S.E. Desalegn a également souligné les obstacles systémiques qui limitent le rôle de l’Afrique dans les chaînes de valeur mondiales, notamment la médiocrité des infrastructures, la fragmentation des blocs commerciaux, avec des réglementations concurrentes, et l’accès limité au financement. “Je suis certain que tout le monde ici sera d’accord avec moi pour dire que les accords commerciaux à eux seuls ne créeront pas d’emplois et ne construiront pas d’industries. Comme je l’ai expliqué plus haut, il faut aussi des routes, des ports et des systèmes financiers qui relient les entreprises et les personnes. Sans ces éléments, les progrès seront inégaux et la mise en œuvre sera lente”.
La conférence publique s’est achevée sur l’intervention de S.E. Desalegn, qui a souligné que le succès de la ZLECAf dépendait de l’action collective. “Une Afrique compétitive à l’échelle mondiale sera le fruit de ce que nous produisons, de ce que nous achetons et de l’endroit où nous investissons. Mais lorsque nous parlons de construire et d’acheter africain, il ne s’agit pas d’exhorter les consommateurs à être patriotiques ; il s’agit de mettre en œuvre des politiques commerciales et industrielles efficaces, afin de construire la qualité, la capacité de productivité et les chaînes de valeur régionales qui donneront aux consommateurs une raison impérieuse d’acheter des produits africains”, a-t-il déclaré.

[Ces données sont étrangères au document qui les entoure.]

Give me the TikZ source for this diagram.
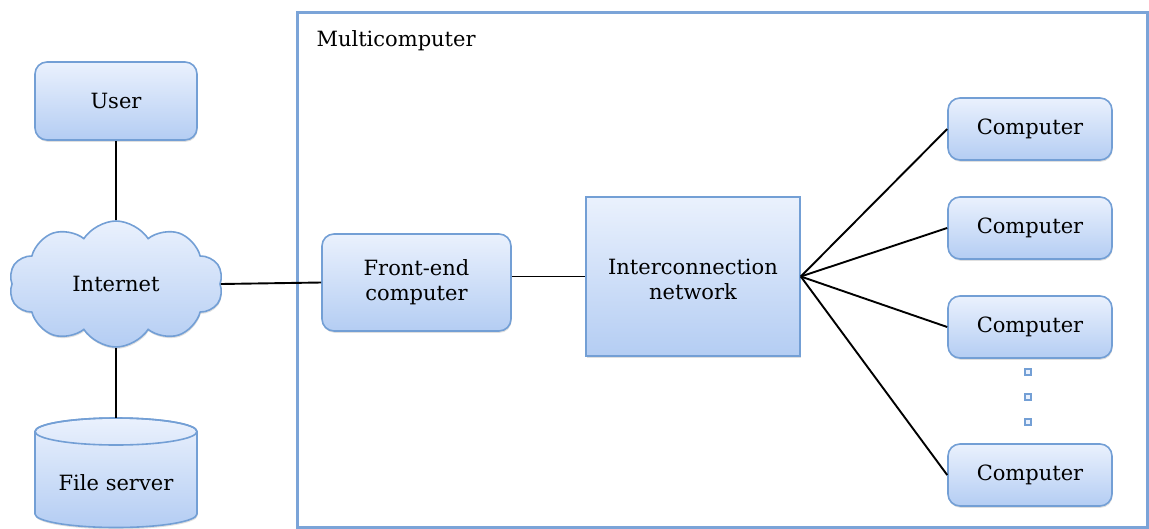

“Nous devons croire en une vision panafricaine et la défendre, car parfois, nous savons que les intérêts nationaux l’emportent encore sur les priorités continentales. Cela signifie que nous, qui avons la responsabilité de mettre en œuvre la ZLECAf avec les gouvernements, les entreprises et d’autres institutions, devons cesser de parler et commencer à construire. Il a réaffirmé l’engagement de TradeMark Africa à soutenir la mise en œuvre de la ZLECAf en tirant parti de ses 15 années d’expérience en matière de facilitation du commerce et d’engagement auprès des institutions continentales et mondiales. Il a souligné les efforts en cours pour améliorer la participation du secteur privé et renforcer les chaînes de valeur régionales, y compris la collaboration sur les initiatives de facilitation du commerce dans le cadre de la ZLECAf. “Nous sommes fiers de travailler ensemble à la création de l’unité du secteur privé au sein du Secrétariat, et de mettre en œuvre ensemble la programmation de la chaîne de valeur du poisson.